NEWSROOM (ADV) – Pope Francis has warmly spoken about his recent stay in Morocco, touting the country for its diversity-encouraging everyday culture.

Pope Francis, who visited Morocco for the first time on March 30-31, has expressed satisfaction with his stay in the North African country.

On his way back to the Vatican after what he called a delightful two-day stay in Morocco, Pope Francis told the press on board his flight that his trip gave him the image of a “beautiful flower of coexistence.”

The Pope, who had a busy schedule in Morocco, called for the preservation of coexistence to transcend the difficulties “which unfortunately exist because there are intransigent groups.”

The Pope also criticized US President Donald Trump, saying that “those who build the walls will end up trapped in the walls they build.”

In speeches throughout his Moroccan stay, Francis reiterated his faith in principles of international solidarity and interreligious dialogue. He said that the world should invest in building bridges, not walls.

“Those who build bridges are moving forward. The bridge is for human communication, it is very beautiful and I have seen it here in Morocco.”

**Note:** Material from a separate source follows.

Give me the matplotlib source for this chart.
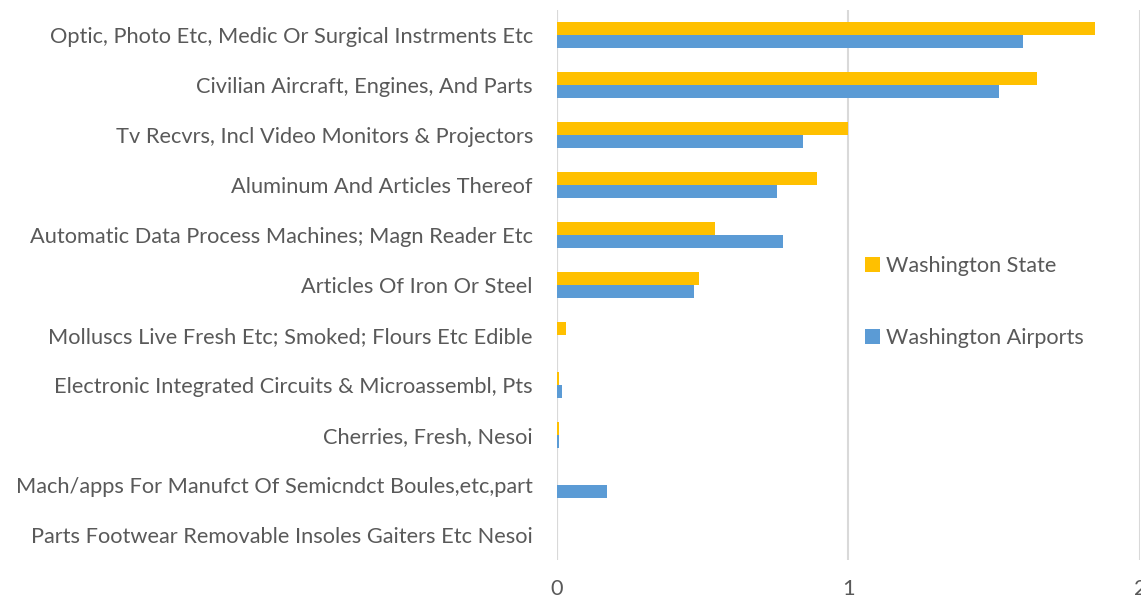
import numpy as np
import matplotlib.pyplot as plt

# categories, top to bottom as shown
categories = [
    "Optic, Photo Etc, Medic Or Surgical Instrments Etc",
    "Civilian Aircraft, Engines, And Parts",
    "Tv Recvrs, Incl Video Monitors & Projectors",
    "Aluminum And Articles Thereof",
    "Automatic Data Process Machines; Magn Reader Etc",
    "Articles Of Iron Or Steel",
    "Molluscs Live Fresh Etc; Smoked; Flours Etc Edible",
    "Electronic Integrated Circuits & Microassembl, Pts",
    "Cherries, Fresh, Nesoi",
    "Mach/apps For Manufct Of Semicndct Boules,etc,part",
    "Parts Footwear Removable Insoles Gaiters Etc Nesoi",
]
washington_state = [1.846, 1.647, 1.0, 0.893, 0.544, 0.488, 0.034, 0.010, 0.008, 0.001, 0.0005]
washington_airports = [1.598, 1.515, 0.846, 0.755, 0.778, 0.473, 0.001, 0.018, 0.008, 0.173, 0.002]
x_ticks = [0, 1, 2]

STATE_COL = "#FFC000"
AIRPORT_COL = "#5B9BD5"
TEXT_COL = "#595959"
GRID_COL = "#D9D9D9"

plt.rcParams['font.family'] = ['Lato', 'DejaVu Sans']

fig = plt.figure(figsize=(11.41, 6.02), dpi=100)
ax = fig.add_axes([556.5 / 1141, 1 - 560 / 602, (1140 - 556.5) / 1141, 550 / 602])

n = len(categories)
y = np.arange(n)[::-1]
h = 0.26
b1 = ax.barh(y + h / 2, washington_state, height=h, color=STATE_COL, label="Washington State", zorder=3)
b2 = ax.barh(y - h / 2, washington_airports, height=h, color=AIRPORT_COL, label="Washington Airports", zorder=3)

ax.set_xlim(0, 2)
ax.set_ylim(-0.5, n - 0.5)
ax.set_yticks(y)
ax.set_yticklabels(categories, fontsize=15.7, color=TEXT_COL)
ax.set_xticks(x_ticks)
ax.set_xticklabels([str(t) for t in x_ticks], fontsize=15.7, color=TEXT_COL)
ax.tick_params(axis='both', length=0)
ax.tick_params(axis='y', pad=17)
ax.tick_params(axis='x', pad=14)

for s in ax.spines.values():
    s.set_visible(False)
ax.xaxis.grid(True, color=GRID_COL, linewidth=1.5, zorder=0)
ax.axvline(0, color=GRID_COL, linewidth=1.5, zorder=1)

ax.legend(handles=[b1, b2], loc='upper left', bbox_to_anchor=(0.495, 0.588),
          frameon=False, fontsize=15.6, labelcolor=TEXT_COL, labelspacing=2.4,
          handlelength=0.7, handleheight=0.7, handletextpad=0.3)

plt.savefig("out.png", dpi=100)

In Morocco, the pope and King Mohammed VI signed a document they called “the Jerusalem appeal.” The move aimed to garner support in the international community to reclaim the multi-religious character of the city of Jerusalem, which is considered holy site by all the three Abrahamic religions.

The Pope said that believers of all faiths want a free Jerusalem , and described the appeal he signed with the King describing it as a “step forward” in the struggle against regimes and leaders who oppose the universality of Jerusalem.

The move to sign the document, Pope Francis argued, was not the reflection of his and King Mohammed VI’s deep convictions alone. Rather, the appeal is an alarm call from“brother believers who suffer to see that this city of hope is still not as universal as we all want it to be.”

More than an agreement, the appeal is “a desire, a call to religious fraternity that is symbolized in this city that belongs to all of us,” the pope stressed.

“Thank you Morocco for this opportunity,” the crowd chanted in chorus as the pope concluded his mass.